3) From this directory navigate to mapred/local/taskTracker/jobcache/job_*/attemp_*_m_*/output/. You should see a file called file.out. If compression is enabled, this file should be compressed. I used hexedit on this file to verify that the gzip header was indeed present ( the gzip header will start with 1F 8B 08).
4) Additionally the job.xml located at taskTracker/jobcache/job_*/attemp_*_m_* should have a field called mapred.compress.map.output which will be set to true. Obviously if you’ve already observed a compressed file, this field ought to be set true; if the file was not compressed you should see false for that mapped.compress.map.output field.

January 30th, 2012 at 3:20 pm
[...] A method to verify the intermediate map output data within a Hadoop cluster is being compressed usin… “Recently while setting up a Hadoop cluster, I wanted to verity gzip compression was being used during the map output phase. I couldn’t find anything online on how to do this, so I discovered the following method.” [...]

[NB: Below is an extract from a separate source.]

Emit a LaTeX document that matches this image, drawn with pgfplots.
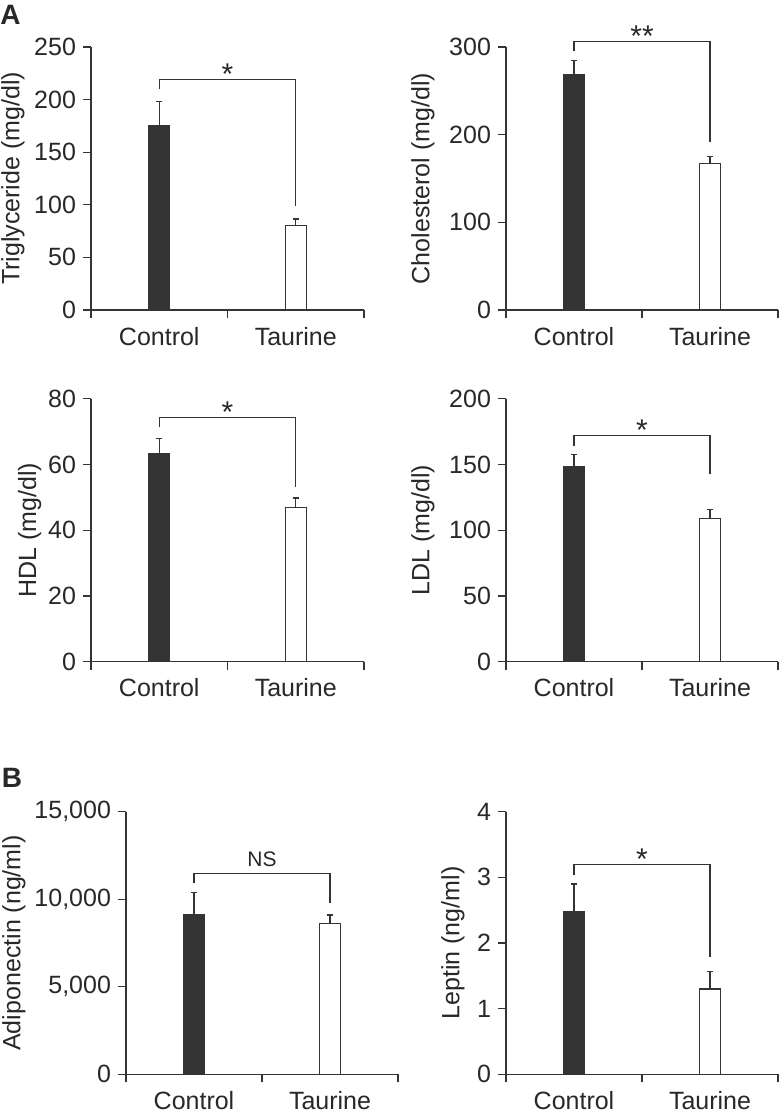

January 10th, 2013 at 11:41 am
You can check whether your code uses compression during intermediary steps by going to the web UI, under the job config and under the property for mapred.compress.map.output, you should check whether it is true or not. This way you don’t have to go to the folder and/or use hex editor to make sure it is compressed.
January 10th, 2013 at 11:53 am
@Artem – Thanks for the tip. However, this check of the Web UI just verifies that you’ve set compression to be used, not whether it actually is. Only by observing the intermediate data can you be certain.